Mr. John Maxwell, chairman and managing director of the Associated British Picture Corporation, Limited, of Rockwood, Brook, Surrey, died yesterday at the age of 63. He had been ill for some time.

He enjoyed a deservedly high reputation for sound financial insight. He employed conservative and prudent methods and avoided the excesses from which a few years ago some sections of the trade, particularly on the producing side, suffered. Actually, the A.B.P. group has always been more interested in the exhibiting than in the producing side of the business.

Forty years ago John Maxwell was a solicitor with a steady family clientele in Glasgow; today, the corporation of which he was chairman and managing director has assets of over £50,000,000 and controls a circuit of theatres which is the second largest in the world. In 1912 he entered the cinema business by acquiring an interest in a small Glasgow picture house; later he controlled over 20 cinemas in Scotland. In 1918 he entered the renting side of the business by forming a company known as Waverley Films, of which Mr. Arthur Dent was managing director. That company distributed independent pictures throughout Scotland. Waveriey Films made considerable headway and was soon known as the leading independent distributing company North of the Tweed. They brought to Scotland pictures starring such old favourites as Robert McKin, Louis Glaum, Sessue Hayakawa, Wallace Beery, Alice Brady, and Lila Lee. During that period Mr.
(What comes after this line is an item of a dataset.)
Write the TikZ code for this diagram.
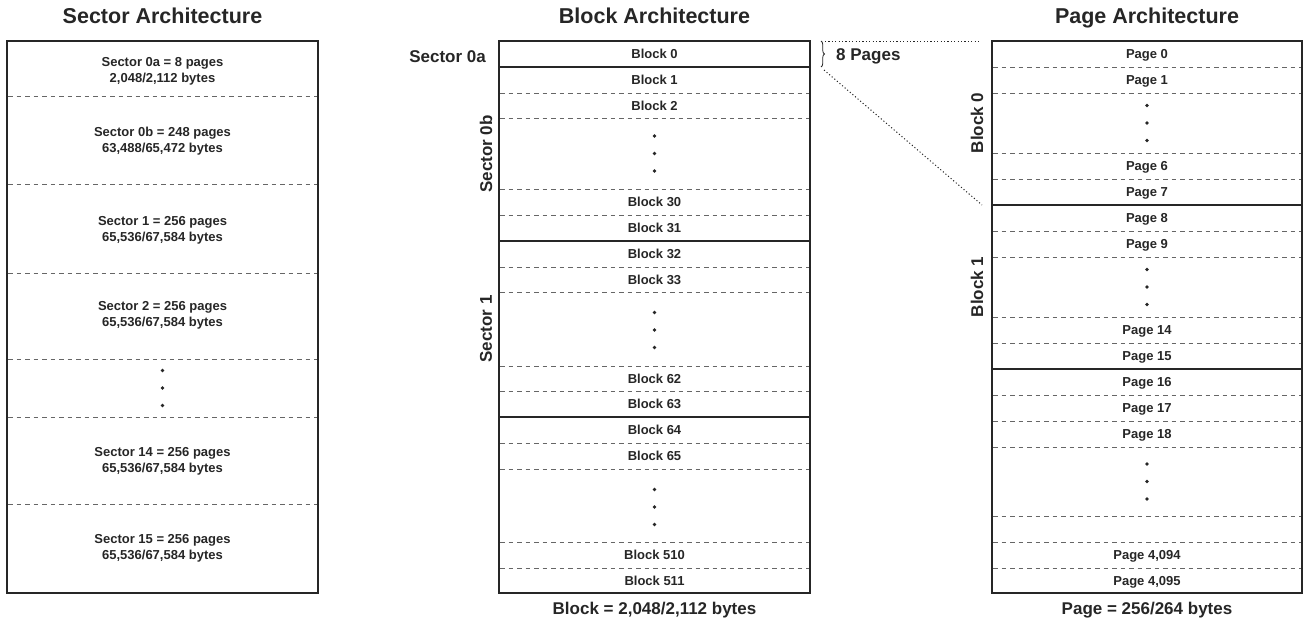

Dent was acquiring pictures from Wardour Films, of London, and as the result of an interview he arranged between Mr. Maxwell and Mr. Henry Hibbert, Mr. Maxwell acquired control of Wardour Films. At a later period he obtained the rights of the Ufa product for Great Britain, which included such outstanding films as Fritz Lang's Metropolis, Emit Jannings's Vaudeville, and Lia de Putti's Manon Lescaut. In 1924 Maxwell sent Mr. Dent to London as sales manager for Wardour Films and later appointed him as managing director. In 1925 Maxwell himself came to London and in 1926 acquired the Elstree Studios. In 1927 he floated British International Pictures in order to develop British film production and film distribution. John Maxwell had an idea -- he foresaw Elstree as the home of British pictures and financed some of the earliest films that were produced. Among pictures made at Elstree in the silent days were A Little Bit of Fluff, starring Sid Chaplin, Moulin Rouge, and Piccadilly, adapted from a story by Arnold Bennett, directed by A. E. Dupont and starring Gilda Gray. Since the advent of sound, outstanding pictures such as Alfred Hitchcock's Blackmail, Atlantic, the first bilingual talking picture to be produced in Britain, Ian Hay's The Middle Watch, Maid of the Mountains, with Harry Welchman, Richard Tauber's Blossom Time, and many others were'sponsored by him.

During the whole of this period John Maxwell was acquiring cinemas in various parts of the country and in 1938 he floated Associated British Cinemas, Limited, which today controls over 500 theatres, most of which are modern structures situated in busy thoroughfares. Maxwell brought to production vision, foresight, and culture and on the cinema side he believed in giving the public the best of pictures available, plus comfort and luxury. He was considered by many in the United States, as well as in Great Britain, as the most outstanding personality in the British film industry. He leaves a wife and seven children.